O’Connell’s scheme is based on precise timing, pre-snap reads, and accuracy. These were all things that made Kirk Cousins so effective; he was a good fit to be an extension of O’Connell on the field. On the other hand, Dobbs struggles with precise timing, has occasionally made poor pre-snap reads, and his sloppy footwork has led to scattershot accuracy. By all accounts, Dobbs doesn’t strike me as an “O’Connell quarterback.”
That’s why I think O’Connell’s decision to start Dobbs is perhaps the most fascinating twist so far. Either Dobbs spent the bye week mastering the principles of the Shanahan/McVay/O’Connell Wide Zone offense, or Kevin O’Connell is willing to forsake the offensive principles he’s built this team around and get out of his comfort zone. While Dobbs lacks some of the assets O’Connell might usually prioritize, he offers a lot to Minnesota’s offense.
Dobbs is incredibly athletic and could add a new dynamic to this team if he uses it properly. Dobbs may be a square peg in a round hole in Minnesota, but O’Connell may be signaling that he’s willing to adapt by naming Dobbs the starter. Simply put, Mullens or Hall may be better fits in the O’Connell system, but Dobbs still provides the best chance to win.
With Justin Jefferson returning this week, using Dobbs as a running threat could change this offense completely. A runner at quarterback always means better numbers in the running game because it always means a minimum of one extra blocker than you’d usually have on a traditional run.

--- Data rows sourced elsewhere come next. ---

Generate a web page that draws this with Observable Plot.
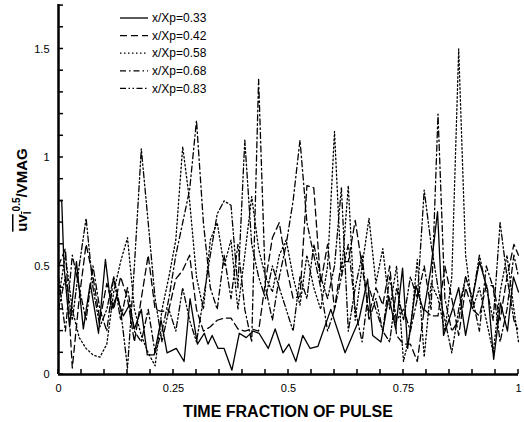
<!DOCTYPE html>
<html><head><meta charset="utf-8">
<script src="https://cdn.jsdelivr.net/npm/d3@7"></script>
<script src="https://cdn.jsdelivr.net/npm/@observablehq/plot@0.6"></script>
<style>
body{margin:0;background:#fff;}
#chart svg{display:block;}
</style></head><body><div id="chart"></div>
<script>
const seriesLabels = ["x/Xp=0.33","x/Xp=0.42","x/Xp=0.58","x/Xp=0.68","x/Xp=0.83"];
const xTickLabels = [0, 0.25, 0.5, 0.75, 1];
const yTickLabels = [0, 0.5, 1, 1.5];
const xMinorTicks = [0,0.05,0.1,0.15,0.2,0.25,0.3,0.35,0.4,0.45,0.5,0.55,0.6,0.65,0.7,0.75,0.8,0.85,0.9,0.95,1];
const yMinorTicks = [0,0.1,0.2,0.3,0.4,0.5,0.6,0.7,0.8,0.9,1,1.1,1.2,1.3,1.4,1.5,1.6,1.7];

// x/Xp=0.33 (solid), traced points
const t33 = [0,0.007,0.012,0.024,0.039,0.054,0.069,0.087,0.102,0.115,0.126,0.141,0.154,0.165,0.180,0.193,0.208,0.223,0.236,0.256,0.273,0.286,0.302,0.317,0.325,0.334,0.347,0.360,0.377,0.393,0.408,0.423,0.436,0.456,0.471,0.488,0.501,0.516,0.531,0.547,0.564,0.592,0.623,0.653,0.672,0.683,0.701,0.718,0.733,0.748,0.759,0.777,0.794,0.809,0.824,0.837,0.855,0.870,0.885,0.915,0.933,0.946,0.961,0.976,0.989,1.0];
const v33 = [0.80,0.80,0.50,0.22,0.52,0.21,0.42,0.19,0.53,0.30,0.36,0.27,0.32,0.21,0.30,0.09,0.09,0.25,0.10,0.12,0.06,0.35,0.14,0.19,0.14,0.18,0.12,0.12,0.02,0.19,0.17,0.20,0.19,0.12,0.21,0.10,0.14,0.06,0.18,0.12,0.13,0.30,0.10,0.25,0.44,0.18,0.15,0.36,0.21,0.49,0.12,0.41,0.29,0.48,0.75,0.18,0.29,0.40,0.18,0.52,0.39,0.07,0.33,0.20,0.45,0.38];

// shared sampling for the other stations
const tGrid = [0,0.015,0.03,0.045,0.06,0.075,0.09,0.105,0.12,0.135,0.15,0.165,0.18,0.195,0.21,0.225,0.24,0.255,0.27,0.285,0.3,0.315,0.33,0.345,0.36,0.375,0.39,0.405,0.42,0.435,0.45,0.465,0.48,0.495,0.51,0.525,0.54,0.555,0.57,0.585,0.6,0.615,0.63,0.645,0.66,0.675,0.69,0.705,0.72,0.735,0.75,0.765,0.78,0.795,0.81,0.825,0.84,0.855,0.87,0.885,0.9,0.915,0.93,0.945,0.96,0.975,0.99,1];
const v42 = [0.50,0.58,0.03,0.35,0.60,0.45,0.25,0.42,0.30,0.45, 0.35,0.15,0.35,0.55,0.30,0.29,0.30,0.44,0.48,0.55, 0.30,0.20,0.22,0.25,0.26,0.26,0.21,0.20,0.21,0.20, 0.43,0.63,0.70,0.50,0.35,0.36,0.87,0.86,0.42,0.60, 0.30,0.52,0.52,0.71,0.50,0.28,0.40,0.32,0.50,0.18, 0.14,0.14,0.06,0.30,0.27,0.27,0.50,0.35,0.18,0.40, 0.30,0.27,0.41,0.41,0.25,0.45,0.60,0.55];
const v58 = [0.35,0.55,0.30,0.17,0.12,0.09,0.08,0.14,0.38,0.52, 0.63,0.30,0.18,0.10,0.04,0.30,0.45,0.62,1.05,0.80, 0.45,0.30,0.62,0.70,0.50,0.62,0.30,0.55,0.82,0.58, 0.45,0.38,0.55,0.62,0.45,0.32,0.55,0.40,0.30,0.50, 1.12,0.45,0.87,0.25,0.50,0.72,0.42,0.58,0.30,0.50, 0.06,0.20,0.53,0.08,0.42,0.35,0.20,0.45,1.50,0.55, 0.30,0.40,0.25,0.10,0.38,0.55,0.30,0.15];
const v68 = [0.45,0.20,0.55,0.40,0.25,0.50,0.30,0.20,0.45,0.25, 0.40,0.20,0.15,0.30,0.10,0.20,0.35,0.55,0.70,0.85, 1.17,0.70,0.40,0.30,0.55,0.35,0.60,0.30,0.15,1.36, 0.40,0.25,0.45,0.60,0.80,1.08,0.70,0.55,0.40,0.20, 0.30,0.45,0.60,0.30,0.15,0.40,0.30,0.20,0.45,0.25, 0.30,0.20,0.35,0.50,0.30,1.20,0.35,0.20,0.25,0.45, 0.35,0.20,0.50,0.40,0.15,0.30,0.55,0.45];
const v83 = [0.30,0.45,0.25,0.50,0.72,0.40,0.22,0.30,0.45,0.30, 0.03,0.50,1.04,0.70,0.35,0.15,0.30,0.20,0.40,0.25, 0.15,0.35,0.55,0.74,0.80,0.78,0.40,1.08,0.60,0.45, 0.35,0.50,0.40,0.30,0.20,0.45,0.35,0.60,0.45,0.35, 0.50,0.86,0.20,0.40,0.55,0.25,0.35,0.20,0.15,0.40, 0.25,0.45,0.35,0.85,0.60,0.40,0.25,0.10,0.30,0.45, 0.35,0.55,0.40,0.25,0.70,0.45,0.25,0.20];

const dashes = [null, "7,4", "1.5,2.5", "6,3,1.5,3", "6,2.5,1.5,2.5,1.5,2.5"];
const seriesData = [
  [t33, v33], [tGrid, v42], [tGrid, v58], [tGrid, v68], [tGrid, v83]
].map(([ts, vs], i) => ts.map((t, j) => ({t, v: vs[j], s: seriesLabels[i]})));

const font = "'Liberation Sans', Arial, sans-serif";
const chart = Plot.plot({
  width: 524, height: 422,
  marginTop: 4, marginBottom: 48, marginLeft: 58, marginRight: 6,
  style: {fontFamily: font, fontSize: "11px", color: "black", background: "white"},
  x: {domain: [0, 1]},
  y: {domain: [0, 1.705]},
  marks: [
    ...seriesData.map((d, i) => Plot.line(d, {x: "t", y: "v", stroke: "black", strokeWidth: 1.3, strokeDasharray: dashes[i]})),
    Plot.axisX(xTickLabels, {tickSize: 0, tickPadding: 10, label: null, tickFormat: d => String(d)}),
    Plot.axisY(yTickLabels, {tickSize: 0, tickPadding: 9, label: null, tickFormat: d => String(d)}),
    Plot.ruleX([0], {strokeWidth: 2.5}),
    Plot.ruleY([0], {strokeWidth: 2.5})
  ]
});
document.getElementById("chart").appendChild(chart);

const svg = d3.select(chart);
const sx = chart.scale("x"), sy = chart.scale("y");
const x0 = sx.apply(0), y0 = sy.apply(0);
// minor ticks (inward)
svg.append("g").selectAll("line").data(xMinorTicks).join("line")
  .attr("x1", d => sx.apply(d)).attr("x2", d => sx.apply(d))
  .attr("y1", y0).attr("y2", y0 - 5).attr("stroke", "black").attr("stroke-width", 1.5);
svg.append("g").selectAll("line").data(yMinorTicks).join("line")
  .attr("x1", x0).attr("x2", x0 + 5)
  .attr("y1", d => sy.apply(d)).attr("y2", d => sy.apply(d)).attr("stroke", "black").attr("stroke-width", 1.5);

// x title
svg.append("text").attr("x", (sx.apply(0) + sx.apply(1)) / 2).attr("y", 417)
  .attr("text-anchor", "middle").attr("font-family", font).attr("font-weight", "bold")
  .attr("font-size", 16).text("TIME FRACTION OF PULSE");

// y title
const yt = svg.append("text").attr("transform", "translate(27,190) rotate(-90)")
  .attr("text-anchor", "middle").attr("font-family", font).attr("font-weight", "bold").attr("font-size", 15);
const ov = yt.append("tspan").style("text-decoration", "overline");
ov.append("tspan").text("uv");
ov.append("tspan").attr("font-size", 10).attr("dy", 4).text("l");
yt.append("tspan").attr("font-size", 10).attr("dy", -11).text("0.5");
yt.append("tspan").attr("dy", 7).text("/VMAG");

// legend
const lg = svg.append("g").attr("font-family", font).attr("font-size", 12).attr("text-anchor", "start");
seriesLabels.forEach((lab, i) => {
  const y = 18 + i * 17.6;
  lg.append("line").attr("x1", 120).attr("x2", 148).attr("y1", y).attr("y2", y)
    .attr("stroke", "black").attr("stroke-width", 1.3).attr("stroke-dasharray", dashes[i]);
  lg.append("text").attr("x", 152).attr("y", y).attr("dy", "0.35em").text(lab);
});
</script></body></html>
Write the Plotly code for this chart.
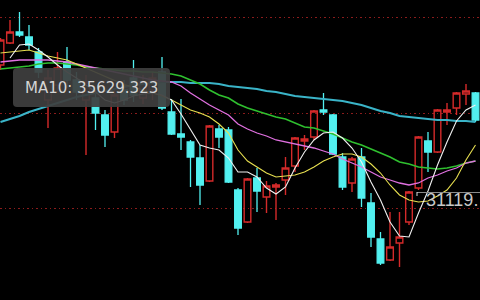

Add in the misdirection of a well-executed read option, and it’s a powerful tool.
Defenses often have no choice but to account for running quarterbacks with extra bodies, either in the form of blitzers or spies. And each extra body they bring into the box to stymie this collegiate-style running game is one less safety to play bracket coverage on Jefferson and the Vikings receivers.
Of course, it’s not a total cheat code. Otherwise, everyone would be doing it. But it seems like there’s a clear path to competitive success for Dobbs running that type of offense. I suppose this prognostication could be completely wrong, and O’Connell may start Dobbs against Vegas without any significant change. However, O’Connell is probably smart enough to see what we all do: Dobbs requires a play tailored to his skillset, not the other way around.
It’s abundantly clear O’Connell wanted the quarterback who could win him games right now, not just audition for next season. We’ll see if that attitude, combined with the return of Justin Jefferson, can resurrect this offense down the stretch.